L...  since when have you worried about appropriate you friggin muppet?  You and appropriate should never be used in the same treatise, much less the same sentence...:wall:


----------



## Muppet (Jul 21, 2014)

x SF med said:


> L...  since when have you worried about appropriate you friggin muppet?  You and appropriate should never be used in the same treatise, much less the same sentence...:wall:



I tried to turn over a new leaf but that did not last long. I am good. I blew that shit off...

F.M.


----------



## TLDR20 (Jul 29, 2014)

http://newsandfeatures.uncg.edu/nursing-veterans-uncg/

This is a new program for all our medic types. I spoke with the POC listed today and they seem to have a good set up going.


----------



## surgicalcric (Jul 30, 2014)

TLDR20 said:


> http://newsandfeatures.uncg.edu/nursing-veterans-uncg/
> 
> This is a new program for all our medic types. I spoke with the POC listed today and they seem to have a good set up going.



Awesome.  Now if other schools would get on board.


----------



## TLDR20 (Jul 30, 2014)

surgicalcric said:


> Awesome.  Now if other schools would get on board.

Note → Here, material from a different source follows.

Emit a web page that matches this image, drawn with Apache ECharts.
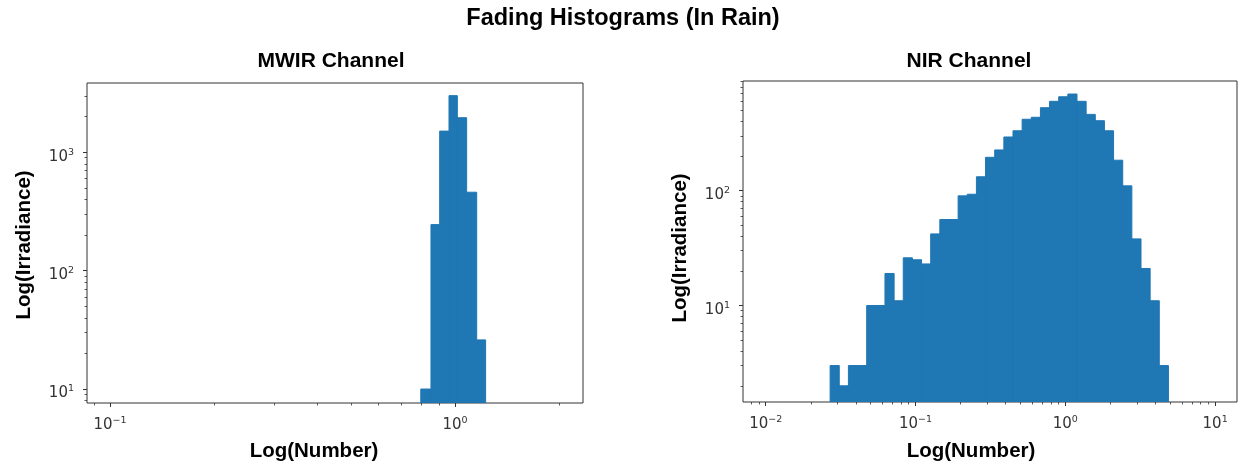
<!DOCTYPE html>
<html>
<head>
<meta charset="utf-8">
<script src="https://cdn.jsdelivr.net/npm/echarts@6/dist/echarts.min.js"></script>
<style>
  html, body { margin: 0; padding: 0; background: #ffffff; }
  #chart { width: 1238px; height: 466px; }
</style>
</head>
<body>
<div id="chart"></div>
<script>
// MWIR histogram: bin edges and counts per bin
const MWIR_EDGES = [0.796, 0.852, 0.903, 0.961, 1.016, 1.081, 1.156, 1.227];
const MWIR_COUNTS = [10, 245, 1510, 3010, 1960, 460, 26];

// NIR histogram: logarithmic bins spanning this range, counts per bin
const NIR_BIN_RANGE = [0.0269, 4.88];
const NIR_COUNTS = [3, 2, 3, 3, 10, 10, 19, 11, 26, 25, 23, 42, 56, 56, 90, 93,
  132, 195, 226, 293, 332, 418, 435, 527, 599, 656, 693, 599, 461, 406, 332,
  184, 110, 38, 21, 11, 3];

// Axis extents
const MWIR_X_RANGE = [0.0858, 2.35];
const MWIR_Y_RANGE = [7.62, 3850];
const NIR_X_RANGE = [0.00705, 14.0];
const NIR_Y_RANGE = [1.445, 900];

// Labelled decades
const MWIR_X_TICKS = [0.1, 1];
const MWIR_Y_TICKS = [10, 100, 1000];
const NIR_X_TICKS = [0.01, 0.1, 1, 10];
const NIR_Y_TICKS = [10, 100];

const BAR_COLOR = '#1f77b4';
const INK = '#333333';

// log-spaced edges, like numpy.logspace for the histogram bins
function logEdges(range, n) {
  const a = Math.log10(range[0]), b = Math.log10(range[1]);
  const out = [];
  for (let i = 0; i <= n; i++) out.push(Math.pow(10, a + (b - a) * i / n));
  return out;
}

// 2..9 x 10^k minor positions inside an axis range
function minorTicks(range) {
  const out = [];
  const k0 = Math.floor(Math.log10(range[0])), k1 = Math.ceil(Math.log10(range[1]));
  for (let k = k0; k <= k1; k++) {
    for (let m = 2; m <= 9; m++) {
      const v = m * Math.pow(10, k);
      if (v >= range[0] && v <= range[1]) out.push(+v.toPrecision(6));
    }
  }
  return out;
}

// "10" with the exponent set as a raised rich-text token
function decadeLabel(v) {
  const e = Math.round(Math.log10(v));
  return '{b|10}{s|' + String(e).replace('-', '\u2212') + '}';
}

const labelRich = {
  b: { fontFamily: 'DejaVu Sans', fontSize: 15, color: INK, lineHeight: 16, verticalAlign: 'bottom' },
  s: { fontFamily: 'DejaVu Sans', fontSize: 9.5, color: INK, lineHeight: 24 }
};

function histData(edges, counts) {
  return counts.map((c, i) => [edges[i], edges[i + 1], c]);
}

function histRender(yMin) {
  return function (params, api) {
    const top = api.coord([api.value(0), api.value(2)]);
    const bot = api.coord([api.value(1), yMin]);
    return {
      type: 'rect',
      shape: { x: top[0], y: top[1], width: bot[0] - top[0], height: bot[1] - top[1] },
      style: { fill: BAR_COLOR, stroke: BAR_COLOR, lineWidth: 1 }
    };
  };
}

function axisPair(dim, gridIndex, range, majors) {
  const base = {
    type: 'log', logBase: 10, gridIndex: gridIndex,
    min: range[0], max: range[1],
    position: dim === 'x' ? 'bottom' : 'left',
    axisLine: { show: false },
    splitLine: { show: false },
    minorTick: { show: false },
    minorSplitLine: { show: false }
  };
  const major = Object.assign({}, base, {
    axisTick: { show: true, inside: false, length: 4, customValues: majors,
      lineStyle: { color: INK, width: 1 } },
    axisLabel: { show: true, customValues: majors, margin: dim === 'x' ? 6 : 13,
      formatter: decadeLabel, rich: labelRich }
  });
  const minor = Object.assign({}, base, {
    axisTick: { show: true, inside: false, length: 2.5, customValues: minorTicks(range),
      lineStyle: { color: INK, width: 0.8 } },
    axisLabel: { show: false }
  });
  return [major, minor];
}

const titleFont = 'Liberation Sans, Arial, sans-serif';

function textEl(text, x, y, size, rotate) {
  return {
    type: 'text', x: x, y: y, rotation: rotate ? Math.PI / 2 : 0,
    style: {
      text: text, fill: '#000', align: 'center', verticalAlign: 'middle',
      font: 'bold ' + size + 'px ' + titleFont
    }
  };
}

const chart = echarts.init(document.getElementById('chart'), null, { renderer: 'canvas' });

const mwirX = axisPair('x', 0, MWIR_X_RANGE, MWIR_X_TICKS);
const nirX = axisPair('x', 1, NIR_X_RANGE, NIR_X_TICKS);
const mwirY = axisPair('y', 0, MWIR_Y_RANGE, MWIR_Y_TICKS);
const nirY = axisPair('y', 1, NIR_Y_RANGE, NIR_Y_TICKS);

chart.setOption({
  animation: false,
  backgroundColor: '#ffffff',
  grid: [
    { left: 87, top: 83, width: 496, height: 320, show: true, borderColor: INK, borderWidth: 1, backgroundColor: '#fff' },
    { left: 743, top: 81, width: 494, height: 321, show: true, borderColor: INK, borderWidth: 1, backgroundColor: '#fff' }
  ],
  xAxis: [mwirX[0], mwirX[1], nirX[0], nirX[1]],
  yAxis: [mwirY[0], mwirY[1], nirY[0], nirY[1]],
  series: [
    {
      name: 'MWIR', type: 'custom', xAxisIndex: 0, yAxisIndex: 0, clip: true,
      renderItem: histRender(MWIR_Y_RANGE[0]),
      encode: { x: [0, 1], y: 2 },
      data: histData(MWIR_EDGES, MWIR_COUNTS)
    },
    {
      name: 'NIR', type: 'custom', xAxisIndex: 2, yAxisIndex: 2, clip: true,
      renderItem: histRender(NIR_Y_RANGE[0]),
      encode: { x: [0, 1], y: 2 },
      data: histData(logEdges(NIR_BIN_RANGE, NIR_COUNTS.length), NIR_COUNTS)
    }
  ],
  graphic: [
    textEl('Fading Histograms (In Rain)', 623, 19, 23.5),
    textEl('MWIR Channel', 331, 61, 21),
    textEl('NIR Channel', 969, 61, 21),
    textEl('Log(Irradiance)', 24, 245, 20.5, true),
    textEl('Log(Irradiance)', 680, 248, 20.5, true),
    textEl('Log(Number)', 314, 451, 20.5),
    textEl('Log(Number)', 971, 451, 20.5)
  ]
});
</script>
</body>
</html>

Right there are some caveats though, just because we were 18D's doesn't mean we know Chenistry, statistics and micro biology, all of which are prerequisites for nursing school. One of my good buddies is always saying how because he is an 18D he should just be able to go to PA school, in fact that is a common misperception among young studs going through the course and some guys in teams. Being a medic shows you have a hands on capability. Getting A's in Org Chen and Microbiology shows you have the academic prowess to be a PA or CRNA or nurse. I'm not saying you believe that J, just throwing it out thee for other guys.


----------



## surgicalcric (Jul 30, 2014)

TLDR20 said:


> Right there are some caveats though, just because we were 18D's doesn't mean we know Chenistry, statistics and micro biology, all of which are prerequisites for nursing school. One of my good buddies is always saying how because he is an 18D he should just be able to go to PA school, in fact that is a common misperception among young studs going through the course and some guys in teams. Being a medic shows you have a hands on capability. Getting A's in Org Chen and Microbiology shows you have the academic prowess to be a PA or CRNA or nurse. I'm not saying you believe that J, just throwing it out thee for other guys.



Oh no, having a degree in Chemistry and Biology I was fully aware of the shortcomings in the Delta course, as it applies to guys thinking they are as academically equal to guys starting PA school.  You are spot on Brother.


----------